Loss Functions in v0.6.0¶

ZeroProofML v0.6.0 combines multiple losses to stabilise training near singularities and to distinguish projective orientations.

Implicit Loss¶

Cross-product form that avoids direct division: [ E = (P \cdot Y_d - Q \cdot Y_n)^2, \quad L = \operatorname{mean}\left( \frac{E}{Q^2 Y_d^2 + P^2 Y_n^2 + \gamma} \right) ] Handles poles by keeping gradients defined even when Q → 0. The default detach_scale=False keeps the scale factor attached in the backward pass, preserving the ideal homogeneous loss's near-zero radial gradient away from the γ floor. Pass detach_scale=True to recover the legacy detached-scale heuristic, which treats the denominator as constant and therefore creates an inward radial shrink force for nonzero residuals.

Margin Loss¶

Encourages denominators to stay away from zero during training: [ L_{\text{margin}} = \operatorname{mean}(\max(0, \tau_{train} - |Q|)^2) ] Optionally masked to finite paths. margin_loss(..., reduction="population") keeps the default population risk by averaging the masked penalties over the whole batch. reduction="conditional" averages over finite targets only and returns zero when the finite-target mask is empty.

With a finite-target event (F), population reduction controls: [ \Pr(F\cap B) \leq \frac{L_{\text{margin,pop}}}{(\tau_{\text{train}}-\tau_{\text{infer}})^2} ]

Conditional finite-label reporting instead uses the finite-label probability: [ \Pr(B\mid F) \leq \frac{L_{\text{margin,pop}}} {\Pr(F)(\tau_{\text{train}}-\tau_{\text{infer}})^2}. ]
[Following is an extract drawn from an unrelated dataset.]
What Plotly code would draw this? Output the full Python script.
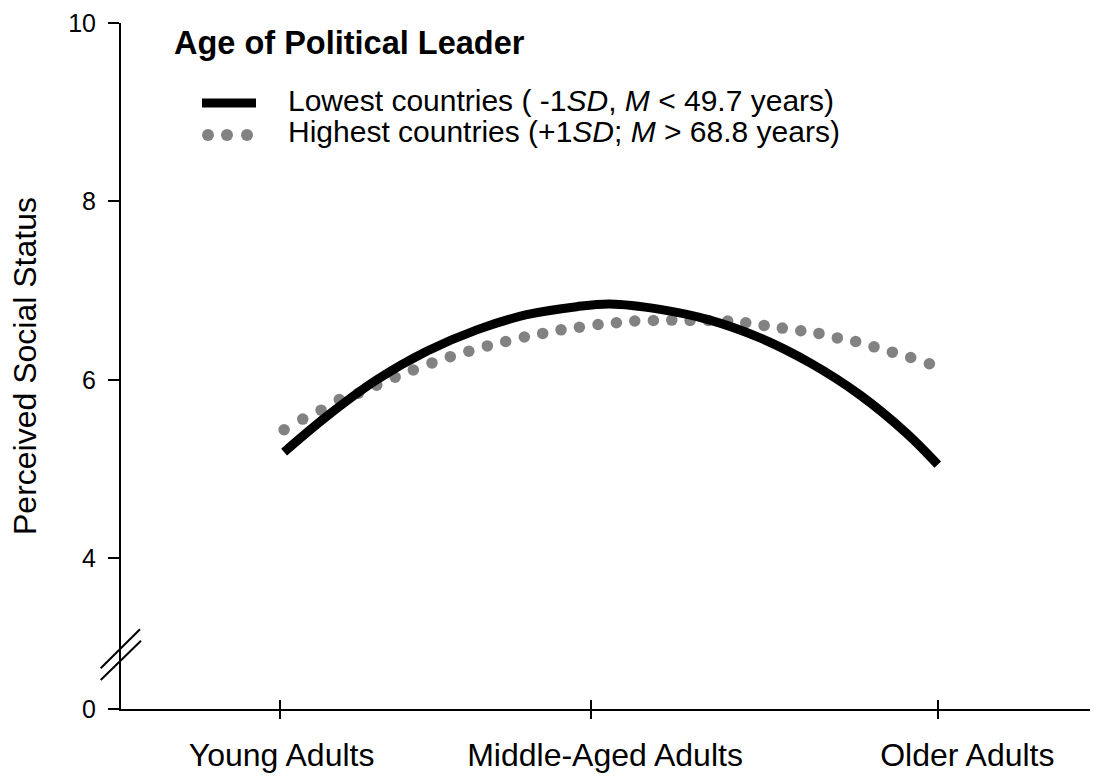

Sign Consistency Loss (Singular Orientation)¶

Projective cosine similarity to align (P, Q) with target orientation tuples (Y_n, Y_d) on singular/censored labels or another explicitly signed task domain. It is not a generic finite-regression loss; finite projective targets that are equivalent up to a global sign should normally be handled by implicit_loss rather than an orientation penalty.

When mask_singular is omitted, sign_consistency_loss and SCMTrainingLoss apply the sign term only to targets with abs(Y_d) <= epsilon_sing. Pass mask_singular explicitly to supervise finite orientations or another signed task domain.

Coverage & Rejection¶

Coverage metric: fraction of outputs that are finite (non-⊥).
Hard rejection penalty: rejection_loss(is_bottom, ...) penalises measured coverage below a target threshold from an already-thresholded mask. This hard-mask path is detached and should be treated as metric-style accounting, not as a differentiable gate-training signal.
Soft coverage surrogate: soft_coverage_loss(Q, tau, temperature, target) approximates finite-output probability from denominator magnitude: [ p_{\text{finite}}(Q)=\sigma\left(\frac{|Q|-\tau}{T}\right). ] The default mode="under" penalises under-coverage as [ \max(0,c_{\text{target}}-\mathbb E[p_{\text{finite}}])^2. ]

Combined Training Objective¶

SCMTrainingLoss mixes the components: [ L = L_{fit} + \lambda_{margin} L_{margin} + \lambda_{sign} L_{sign} + \lambda_{rej} L_{rej} ] Default hyperparameters: γ=1e-9, τ_{train}=1e-4, ε_{sing}=1e-3, λ_{margin}=0.1, λ_{sign}=1.0.